GIVEN INSTRUCTION - Reproduce the lines below exactly, from the one containing "Output the Python" through the one containing "plt.rcParams['font.family'] = ['Open", both included. Leave out any pictures.
──────── RECORD EXTRACTS ────────
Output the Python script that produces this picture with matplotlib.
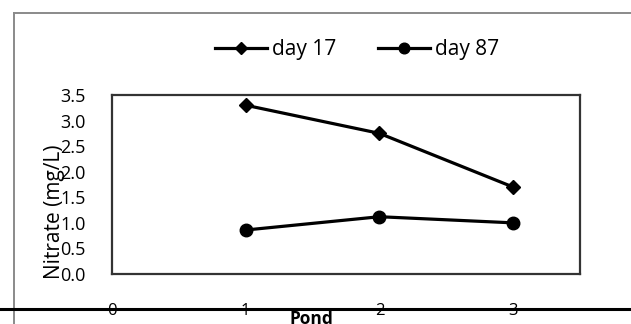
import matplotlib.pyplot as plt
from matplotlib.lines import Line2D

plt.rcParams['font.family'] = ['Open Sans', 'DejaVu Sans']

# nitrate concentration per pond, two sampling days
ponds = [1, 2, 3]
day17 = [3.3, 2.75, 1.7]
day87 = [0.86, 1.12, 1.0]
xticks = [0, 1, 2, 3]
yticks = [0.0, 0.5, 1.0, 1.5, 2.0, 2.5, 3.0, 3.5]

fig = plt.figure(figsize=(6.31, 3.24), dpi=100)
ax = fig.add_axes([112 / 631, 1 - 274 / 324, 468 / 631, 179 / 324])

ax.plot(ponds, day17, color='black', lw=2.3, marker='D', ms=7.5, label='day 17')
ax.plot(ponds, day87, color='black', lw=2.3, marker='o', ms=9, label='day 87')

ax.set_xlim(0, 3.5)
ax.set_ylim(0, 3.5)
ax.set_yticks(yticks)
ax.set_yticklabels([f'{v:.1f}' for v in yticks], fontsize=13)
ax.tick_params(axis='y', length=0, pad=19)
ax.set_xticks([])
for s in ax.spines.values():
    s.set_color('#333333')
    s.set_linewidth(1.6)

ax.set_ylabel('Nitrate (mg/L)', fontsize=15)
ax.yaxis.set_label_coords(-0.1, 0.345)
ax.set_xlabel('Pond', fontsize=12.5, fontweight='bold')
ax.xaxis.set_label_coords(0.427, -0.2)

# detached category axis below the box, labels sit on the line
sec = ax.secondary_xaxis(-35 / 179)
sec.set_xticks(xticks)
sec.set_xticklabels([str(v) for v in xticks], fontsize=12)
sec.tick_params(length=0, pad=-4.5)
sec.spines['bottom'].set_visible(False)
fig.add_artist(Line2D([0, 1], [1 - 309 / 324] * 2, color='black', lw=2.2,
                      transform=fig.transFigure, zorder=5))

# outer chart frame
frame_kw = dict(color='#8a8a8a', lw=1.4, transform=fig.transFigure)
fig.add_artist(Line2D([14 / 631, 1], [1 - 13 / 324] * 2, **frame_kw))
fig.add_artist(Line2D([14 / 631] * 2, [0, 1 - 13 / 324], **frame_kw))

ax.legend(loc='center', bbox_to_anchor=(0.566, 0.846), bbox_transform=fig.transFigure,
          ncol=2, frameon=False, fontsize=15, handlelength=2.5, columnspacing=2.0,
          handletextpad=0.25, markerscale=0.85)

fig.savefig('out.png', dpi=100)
────────
──────── RECORD EXTRACTS ────────
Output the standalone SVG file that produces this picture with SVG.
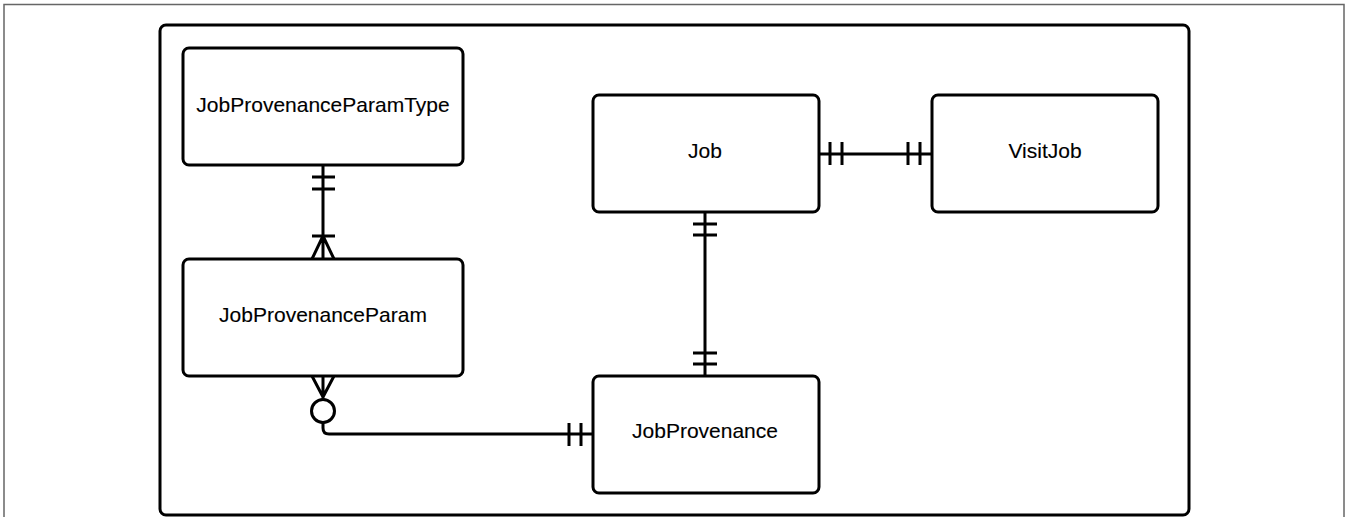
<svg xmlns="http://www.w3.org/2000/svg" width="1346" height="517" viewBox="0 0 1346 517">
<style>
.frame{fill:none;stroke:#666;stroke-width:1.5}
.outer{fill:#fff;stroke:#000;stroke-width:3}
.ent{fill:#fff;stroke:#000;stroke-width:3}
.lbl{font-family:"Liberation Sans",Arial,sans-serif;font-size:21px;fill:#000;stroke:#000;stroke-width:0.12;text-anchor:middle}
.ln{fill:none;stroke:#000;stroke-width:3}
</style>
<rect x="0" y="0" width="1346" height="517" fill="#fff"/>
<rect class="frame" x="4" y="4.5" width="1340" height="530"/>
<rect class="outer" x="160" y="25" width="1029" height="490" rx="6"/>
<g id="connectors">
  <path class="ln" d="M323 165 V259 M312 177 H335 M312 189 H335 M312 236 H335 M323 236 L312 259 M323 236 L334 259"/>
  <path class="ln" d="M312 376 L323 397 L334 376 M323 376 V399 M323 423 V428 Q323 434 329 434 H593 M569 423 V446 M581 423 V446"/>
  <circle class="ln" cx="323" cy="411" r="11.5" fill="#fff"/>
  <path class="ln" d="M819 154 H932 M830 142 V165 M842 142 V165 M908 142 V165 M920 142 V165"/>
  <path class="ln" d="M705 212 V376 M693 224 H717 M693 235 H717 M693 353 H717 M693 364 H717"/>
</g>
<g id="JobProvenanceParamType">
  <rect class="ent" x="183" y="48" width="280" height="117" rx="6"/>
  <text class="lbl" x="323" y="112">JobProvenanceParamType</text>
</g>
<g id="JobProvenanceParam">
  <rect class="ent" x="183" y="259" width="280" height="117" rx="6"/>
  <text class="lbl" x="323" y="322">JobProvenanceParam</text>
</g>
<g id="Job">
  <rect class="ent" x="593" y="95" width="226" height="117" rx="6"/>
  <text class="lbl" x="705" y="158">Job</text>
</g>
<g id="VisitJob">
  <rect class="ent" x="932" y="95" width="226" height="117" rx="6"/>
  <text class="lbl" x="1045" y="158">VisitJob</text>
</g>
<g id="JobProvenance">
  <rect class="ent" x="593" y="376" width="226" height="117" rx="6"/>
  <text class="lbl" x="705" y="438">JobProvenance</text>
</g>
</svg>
────────
RESULT FOR THIS TASK -
Output the Python script that produces this picture with matplotlib.
import matplotlib.pyplot as plt
from matplotlib.lines import Line2D

plt.rcParams['font.family'] = ['Open Sans', 'DejaVu Sans']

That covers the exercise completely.